Imagine you have a massive, chaotic warehouse filled with boxes of data. Right now, it's just a storage room. You know the boxes are there, but if you ask a worker, "Where is the box about last year's sales?" they might shrug, or worse, they might pull out the wrong box.
The Problem:
To make this warehouse useful, you need to turn it into a Data Product. This means organizing the boxes, labeling them clearly, and creating a catalog of questions people can ask (like "Show me sales by region") along with the answers. Traditionally, you'd need a team of expert librarians (data engineers) to manually sort every box, write every label, and craft every answer. This is slow, expensive, and hard to scale.
The Solution: The "Agentic Control Center"
This paper introduces a new system that acts like a self-driving, self-optimizing warehouse manager. Instead of hiring a human to do the sorting forever, you hire a team of specialized AI robots (agents) that work together to constantly improve the warehouse.
Here is how it works, using simple analogies:
1. The Goal: The "Quality Contract"
Before the robots start working, you set a Quality Contract. Think of this like a checklist for a perfect warehouse:
- "We need 90% of the boxes to be labeled."
- "Answers must be found in under 5 seconds."
- "We need to be able to answer questions about every department."
The system doesn't just guess; it constantly measures itself against this checklist.

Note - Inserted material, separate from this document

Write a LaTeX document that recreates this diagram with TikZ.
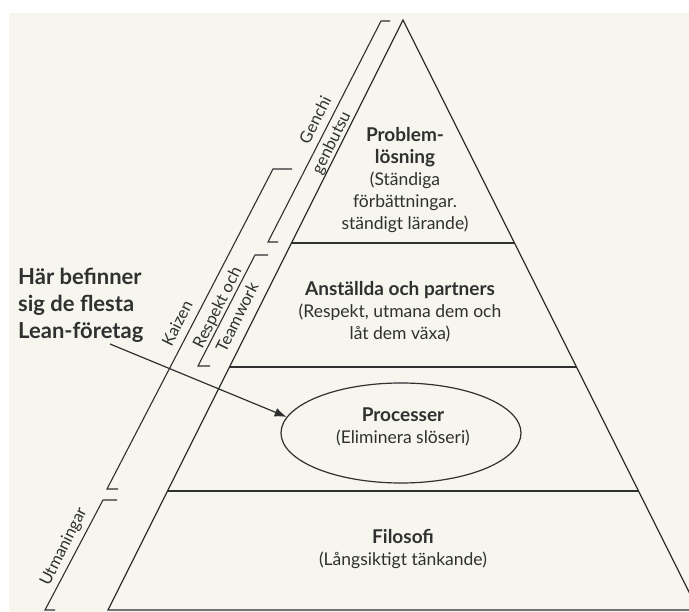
\documentclass[tikz,border=0pt]{standalone}
\usepackage{fontspec}
\setmainfont{Lato}
\usetikzlibrary{arrows.meta,shapes.geometric}

\definecolor{paper}{HTML}{F6F5EE}
\definecolor{ink}{HTML}{303030}

% bold tier heading, set a little larger than the body text
\newcommand\tierhead[1]{{\fontsize{19}{22}\selectfont\bfseries #1}}

\tikzset{
  edge/.style={draw=ink, line width=1.2pt, line join=miter},
  bracket/.style={draw=ink, line width=1.1pt},
  tier/.style={align=center, text=ink, inner sep=0pt,
    font=\fontsize{17.5}{22}\selectfont},
  sidelabel/.style={text=ink, inner sep=0pt, rotate=63.43,
    font=\fontsize{16.5}{18}\selectfont},
  note/.style={text=ink, inner sep=0pt, align=left,
    font=\bfseries\fontsize{22}{27}\selectfont},
  pointer/.style={draw=ink, line width=1.2pt,
    -{Latex[length=12pt,width=9pt]}}
}

\begin{document}
\begin{tikzpicture}[x=1pt,y=-1pt]
  % page and paper sheet
  \path[use as bounding box] (0,0) rectangle (689,612);
  \fill[white] (0,0) rectangle (689,612);
  \fill[paper] (9,13) rectangle (689,612);
  \clip (0,0) rectangle (689,612);

  % pyramid outline
  \coordinate (apex) at (403,20);
  \coordinate (bl)   at (108,610);
  \coordinate (br)   at (698,610);
  \draw[edge] (bl) -- (apex) -- (br) -- cycle;

  % tier dividers
  \coordinate (d1l) at (291.5,243); \coordinate (d1r) at (514.5,243);
  \coordinate (d2l) at (229.5,367); \coordinate (d2r) at (576.5,367);
  \coordinate (d3l) at (167.5,491); \coordinate (d3r) at (638.5,491);
  \draw[edge] (d1l) -- (d1r);
  \draw[edge] (d2l) -- (d2r);
  \draw[edge] (d3l) -- (d3r);

  % tier texts
  \node[tier] (top) at (405,180)
    {\tierhead{Problem-}\\\tierhead{lösning}\\(Ständiga\\förbättningar.\\ständigt lärande)};
  \node[tier] (people) at (400,312)
    {\tierhead{Anställda och partners}\\(Respekt, utmana dem och\\låt dem växa)};
  \node[ellipse, draw=ink, line width=1.2pt, minimum width=240pt,
        minimum height=100pt, inner sep=0pt] (proc) at (401,433) {};
  \node[tier] (proctext) at (403,427) {\tierhead{Processer}\\(Eliminera slöseri)};
  \node[tier] (base) at (403,549) {\tierhead{Filosofi}\\(Långsiktigt tänkande)};

  % side brackets
  \draw[bracket] (390,21) -- (381,21) -- (268,242) -- (278,242);
  \draw[bracket] (292,169) -- (273,169) -- (107,489) -- (118,489);
  \draw[bracket] (268,255) -- (255,255) -- (198,366) -- (210,366);
  \draw[bracket] (117,500) -- (103,500) -- (45,610) -- (55,610);

  % bracket labels
  \node[sidelabel] (genchi)  at (315,120) {Genchi};
  \node[sidelabel] (genbutsu) at (332,143) {genbutsu};
  \node[sidelabel] (kaizen)  at (177,323) {Kaizen};
  \node[sidelabel] (respekt) at (218,308) {Respekt och};
  \node[sidelabel] (teamwork) at (237,317) {Teamwork};
  \node[sidelabel] (utman)   at (64,547) {Utmaningar};

  % callout
  \node[note, anchor=west] (note) at (18,305)
    {Här befinner\\sig de flesta\\Lean-företag};
  \coordinate (notefoot) at (110,344);
  \draw[pointer] (notefoot) -- (proc.172);
\end{tikzpicture}
\end{document}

2. The Team of Robots (The Agents)
The system isn't just one big brain; it's a team of specialists, each with a specific job:
- The Planner (The General): This is the boss. It looks at the checklist, sees what's missing (e.g., "We have no labels for the 'Marketing' section"), and decides, "Okay, we need to generate 50 new questions about marketing."
- The Input Planner (The Tuner): This robot figures out how to do the job. If the warehouse is huge, it says, "Generate 80 questions." If it's small, it says, "Just 20." It adjusts the volume so the team doesn't get overwhelmed.
- The Specialists (The Workers):
- Question Generator: Invents new questions people might ask.
- SQL Translator: Turns those questions into the actual code (SQL) the database understands.
- View Creator: Builds custom "windows" or dashboards so users can see data without getting lost.
- Clustering Agent: Groups similar questions together (like putting all "Sales" questions in one folder) so the catalog isn't a mess.
3. The Loop: The "Try, Measure, Fix" Cycle
The magic happens in a continuous loop, like a video game where you keep leveling up:
- Plan: The General spots a gap (e.g., "Column coverage is too low").
- Act: The Specialists go to work, creating new labels and answers.
- Measure: The system immediately checks the checklist again. Did the new labels help? Did the answers get faster?
- Repeat: If the score is still low, the General picks a new task. If the score is high, it moves to the next problem.
4. The Human Safety Net (Human-in-the-Loop)
You might worry, "What if the robots go crazy and delete everything?"
That's why this system has a Control Center. It's like a glass-walled control room where humans can watch the robots work.
- Observability: You can see exactly what the robots are doing and why.
- Intervention: If a robot makes a weird choice, a human can step in, say "Stop," and fix it.
- Trust: Because everything is recorded (like a video replay in a Git repository), you know exactly who changed what and when.
5. The Result: A Living Knowledge Base
In the paper's test case, they used this system on three different "warehouses" (databases).
- On a small warehouse, the robots fixed it in minutes.
- On a huge, complex warehouse, the robots got smart. They realized, "We can't just ask simple questions; we need to ask complex ones that link different tables together." They automatically adjusted their strategy to handle the complexity.
In Summary:
This paper describes a system that turns a static, messy pile of data into a living, breathing product that gets smarter every day. It uses a team of AI agents to constantly ask, "How can we make this data more useful?" and then does the work to fix it, all while keeping a human in the driver's seat to ensure safety and trust.
It's the difference between having a library where books are thrown on the floor, and having a library where a team of robots constantly organizes the shelves, writes new summaries, and ensures you can find the book you need in seconds.